**Recorded information**
########
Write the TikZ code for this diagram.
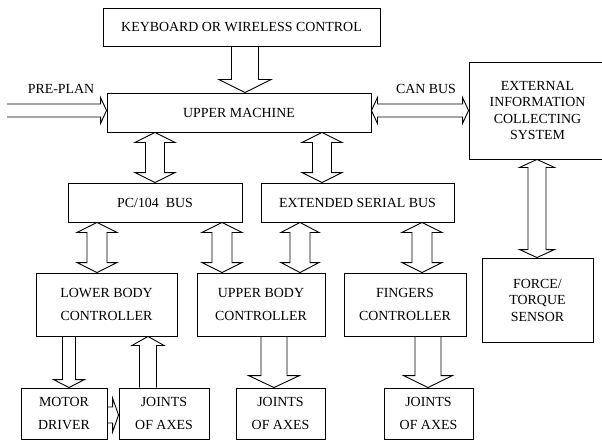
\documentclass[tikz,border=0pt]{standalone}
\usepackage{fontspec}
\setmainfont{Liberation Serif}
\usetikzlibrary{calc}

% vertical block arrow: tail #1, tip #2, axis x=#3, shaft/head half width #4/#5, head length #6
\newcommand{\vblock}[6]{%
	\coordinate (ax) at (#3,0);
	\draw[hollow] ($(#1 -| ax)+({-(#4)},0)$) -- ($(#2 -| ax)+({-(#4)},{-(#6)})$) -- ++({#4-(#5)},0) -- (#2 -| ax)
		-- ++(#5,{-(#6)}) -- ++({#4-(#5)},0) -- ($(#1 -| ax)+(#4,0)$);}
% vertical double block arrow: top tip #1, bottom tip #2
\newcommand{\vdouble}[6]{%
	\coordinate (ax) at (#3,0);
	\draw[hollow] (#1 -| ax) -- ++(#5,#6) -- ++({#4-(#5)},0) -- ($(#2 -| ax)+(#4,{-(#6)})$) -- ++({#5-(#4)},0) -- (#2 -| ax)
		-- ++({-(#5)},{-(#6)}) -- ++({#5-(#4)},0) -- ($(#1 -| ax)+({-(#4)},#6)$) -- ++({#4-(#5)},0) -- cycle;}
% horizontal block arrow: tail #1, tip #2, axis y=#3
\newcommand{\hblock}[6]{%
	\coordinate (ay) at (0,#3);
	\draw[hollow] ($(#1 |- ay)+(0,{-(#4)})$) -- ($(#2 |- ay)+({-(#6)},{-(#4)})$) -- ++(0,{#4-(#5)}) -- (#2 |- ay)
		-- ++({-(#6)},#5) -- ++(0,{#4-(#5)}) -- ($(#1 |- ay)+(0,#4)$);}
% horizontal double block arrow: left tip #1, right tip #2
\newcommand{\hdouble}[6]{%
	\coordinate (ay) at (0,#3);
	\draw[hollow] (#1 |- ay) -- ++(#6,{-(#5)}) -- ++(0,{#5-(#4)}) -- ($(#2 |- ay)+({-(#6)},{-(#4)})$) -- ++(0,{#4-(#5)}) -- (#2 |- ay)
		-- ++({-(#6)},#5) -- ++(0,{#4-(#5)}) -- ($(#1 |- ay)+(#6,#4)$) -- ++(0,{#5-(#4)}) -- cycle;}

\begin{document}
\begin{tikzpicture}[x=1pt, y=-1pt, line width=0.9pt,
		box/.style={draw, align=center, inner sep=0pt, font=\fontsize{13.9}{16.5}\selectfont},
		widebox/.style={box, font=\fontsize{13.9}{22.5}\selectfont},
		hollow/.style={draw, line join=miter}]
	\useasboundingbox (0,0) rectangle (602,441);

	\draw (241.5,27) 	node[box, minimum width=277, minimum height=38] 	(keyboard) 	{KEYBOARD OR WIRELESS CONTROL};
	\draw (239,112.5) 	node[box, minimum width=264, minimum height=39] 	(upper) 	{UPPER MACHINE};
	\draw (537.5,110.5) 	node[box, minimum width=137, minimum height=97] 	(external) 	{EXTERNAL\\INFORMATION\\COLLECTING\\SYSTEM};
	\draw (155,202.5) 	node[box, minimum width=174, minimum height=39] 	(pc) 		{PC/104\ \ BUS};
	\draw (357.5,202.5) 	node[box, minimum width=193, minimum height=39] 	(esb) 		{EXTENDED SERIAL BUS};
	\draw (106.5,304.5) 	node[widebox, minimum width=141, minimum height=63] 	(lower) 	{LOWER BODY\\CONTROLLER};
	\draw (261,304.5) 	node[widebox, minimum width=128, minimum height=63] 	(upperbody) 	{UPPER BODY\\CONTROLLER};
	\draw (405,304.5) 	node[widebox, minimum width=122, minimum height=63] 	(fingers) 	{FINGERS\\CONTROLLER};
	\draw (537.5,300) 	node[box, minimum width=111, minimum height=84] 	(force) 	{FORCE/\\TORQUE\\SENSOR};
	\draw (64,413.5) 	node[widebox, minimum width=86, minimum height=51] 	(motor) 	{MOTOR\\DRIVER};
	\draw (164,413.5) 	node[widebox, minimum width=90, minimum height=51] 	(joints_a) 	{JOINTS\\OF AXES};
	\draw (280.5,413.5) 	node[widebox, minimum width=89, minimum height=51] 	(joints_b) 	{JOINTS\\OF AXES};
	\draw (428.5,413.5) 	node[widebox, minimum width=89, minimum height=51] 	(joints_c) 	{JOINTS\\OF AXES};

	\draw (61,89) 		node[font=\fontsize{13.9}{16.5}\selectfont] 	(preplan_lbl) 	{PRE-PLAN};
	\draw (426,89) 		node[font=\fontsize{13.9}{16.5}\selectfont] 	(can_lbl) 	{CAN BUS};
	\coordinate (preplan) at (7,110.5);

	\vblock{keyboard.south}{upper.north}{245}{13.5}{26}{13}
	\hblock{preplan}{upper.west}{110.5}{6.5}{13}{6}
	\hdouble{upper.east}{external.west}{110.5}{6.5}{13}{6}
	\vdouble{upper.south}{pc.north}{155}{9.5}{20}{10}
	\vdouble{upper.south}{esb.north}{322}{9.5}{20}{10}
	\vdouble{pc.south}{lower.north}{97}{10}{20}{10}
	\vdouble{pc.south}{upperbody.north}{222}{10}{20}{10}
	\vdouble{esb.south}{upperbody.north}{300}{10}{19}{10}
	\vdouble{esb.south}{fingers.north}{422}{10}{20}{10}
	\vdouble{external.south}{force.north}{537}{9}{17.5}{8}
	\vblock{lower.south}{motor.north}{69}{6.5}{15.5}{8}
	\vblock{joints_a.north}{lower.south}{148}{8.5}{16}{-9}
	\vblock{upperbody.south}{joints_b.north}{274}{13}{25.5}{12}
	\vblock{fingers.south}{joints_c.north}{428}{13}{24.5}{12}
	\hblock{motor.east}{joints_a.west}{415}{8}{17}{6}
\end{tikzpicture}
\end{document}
########
**Exercise aim**
Take the listing and print it again exactly, but without any pictures.

**Answer**
Write the TikZ code for this diagram.
\documentclass[tikz,border=0pt]{standalone}
\usepackage{fontspec}
\setmainfont{Liberation Serif}
\usetikzlibrary{calc}

% vertical block arrow: tail #1, tip #2, axis x=#3, shaft/head half width #4/#5, head length #6
\newcommand{\vblock}[6]{%
	\coordinate (ax) at (#3,0);
	\draw[hollow] ($(#1 -| ax)+({-(#4)},0)$) -- ($(#2 -| ax)+({-(#4)},{-(#6)})$) -- ++({#4-(#5)},0) -- (#2 -| ax)
		-- ++(#5,{-(#6)}) -- ++({#4-(#5)},0) -- ($(#1 -| ax)+(#4,0)$);}
% vertical double block arrow: top tip #1, bottom tip #2
\newcommand{\vdouble}[6]{%
	\coordinate (ax) at (#3,0);
	\draw[hollow] (#1 -| ax) -- ++(#5,#6) -- ++({#4-(#5)},0) -- ($(#2 -| ax)+(#4,{-(#6)})$) -- ++({#5-(#4)},0) -- (#2 -| ax)
		-- ++({-(#5)},{-(#6)}) -- ++({#5-(#4)},0) -- ($(#1 -| ax)+({-(#4)},#6)$) -- ++({#4-(#5)},0) -- cycle;}
% horizontal block arrow: tail #1, tip #2, axis y=#3
\newcommand{\hblock}[6]{%
	\coordinate (ay) at (0,#3);
	\draw[hollow] ($(#1 |- ay)+(0,{-(#4)})$) -- ($(#2 |- ay)+({-(#6)},{-(#4)})$) -- ++(0,{#4-(#5)}) -- (#2 |- ay)
		-- ++({-(#6)},#5) -- ++(0,{#4-(#5)}) -- ($(#1 |- ay)+(0,#4)$);}
% horizontal double block arrow: left tip #1, right tip #2
\newcommand{\hdouble}[6]{%
	\coordinate (ay) at (0,#3);
	\draw[hollow] (#1 |- ay) -- ++(#6,{-(#5)}) -- ++(0,{#5-(#4)}) -- ($(#2 |- ay)+({-(#6)},{-(#4)})$) -- ++(0,{#4-(#5)}) -- (#2 |- ay)
		-- ++({-(#6)},#5) -- ++(0,{#4-(#5)}) -- ($(#1 |- ay)+(#6,#4)$) -- ++(0,{#5-(#4)}) -- cycle;}

\begin{document}
\begin{tikzpicture}[x=1pt, y=-1pt, line width=0.9pt,
		box/.style={draw, align=center, inner sep=0pt, font=\fontsize{13.9}{16.5}\selectfont},
		widebox/.style={box, font=\fontsize{13.9}{22.5}\selectfont},
		hollow/.style={draw, line join=miter}]
	\useasboundingbox (0,0) rectangle (602,441);

	\draw (241.5,27) 	node[box, minimum width=277, minimum height=38] 	(keyboard) 	{KEYBOARD OR WIRELESS CONTROL};
	\draw (239,112.5) 	node[box, minimum width=264, minimum height=39] 	(upper) 	{UPPER MACHINE};
	\draw (537.5,110.5) 	node[box, minimum width=137, minimum height=97] 	(external) 	{EXTERNAL\\INFORMATION\\COLLECTING\\SYSTEM};
	\draw (155,202.5) 	node[box, minimum width=174, minimum height=39] 	(pc) 		{PC/104\ \ BUS};
	\draw (357.5,202.5) 	node[box, minimum width=193, minimum height=39] 	(esb) 		{EXTENDED SERIAL BUS};
	\draw (106.5,304.5) 	node[widebox, minimum width=141, minimum height=63] 	(lower) 	{LOWER BODY\\CONTROLLER};
	\draw (261,304.5) 	node[widebox, minimum width=128, minimum height=63] 	(upperbody) 	{UPPER BODY\\CONTROLLER};
	\draw (405,304.5) 	node[widebox, minimum width=122, minimum height=63] 	(fingers) 	{FINGERS\\CONTROLLER};
	\draw (537.5,300) 	node[box, minimum width=111, minimum height=84] 	(force) 	{FORCE/\\TORQUE\\SENSOR};
	\draw (64,413.5) 	node[widebox, minimum width=86, minimum height=51] 	(motor) 	{MOTOR\\DRIVER};
	\draw (164,413.5) 	node[widebox, minimum width=90, minimum height=51] 	(joints_a) 	{JOINTS\\OF AXES};
	\draw (280.5,413.5) 	node[widebox, minimum width=89, minimum height=51] 	(joints_b) 	{JOINTS\\OF AXES};
	\draw (428.5,413.5) 	node[widebox, minimum width=89, minimum height=51] 	(joints_c) 	{JOINTS\\OF AXES};

	\draw (61,89) 		node[font=\fontsize{13.9}{16.5}\selectfont] 	(preplan_lbl) 	{PRE-PLAN};
	\draw (426,89) 		node[font=\fontsize{13.9}{16.5}\selectfont] 	(can_lbl) 	{CAN BUS};
	\coordinate (preplan) at (7,110.5);

	\vblock{keyboard.south}{upper.north}{245}{13.5}{26}{13}
	\hblock{preplan}{upper.west}{110.5}{6.5}{13}{6}
	\hdouble{upper.east}{external.west}{110.5}{6.5}{13}{6}
	\vdouble{upper.south}{pc.north}{155}{9.5}{20}{10}
	\vdouble{upper.south}{esb.north}{322}{9.5}{20}{10}
	\vdouble{pc.south}{lower.north}{97}{10}{20}{10}
	\vdouble{pc.south}{upperbody.north}{222}{10}{20}{10}
	\vdouble{esb.south}{upperbody.north}{300}{10}{19}{10}
	\vdouble{esb.south}{fingers.north}{422}{10}{20}{10}
	\vdouble{external.south}{force.north}{537}{9}{17.5}{8}
	\vblock{lower.south}{motor.north}{69}{6.5}{15.5}{8}
	\vblock{joints_a.north}{lower.south}{148}{8.5}{16}{-9}
	\vblock{upperbody.south}{joints_b.north}{274}{13}{25.5}{12}
	\vblock{fingers.south}{joints_c.north}{428}{13}{24.5}{12}
	\hblock{motor.east}{joints_a.west}{415}{8}{17}{6}
\end{tikzpicture}
\end{document}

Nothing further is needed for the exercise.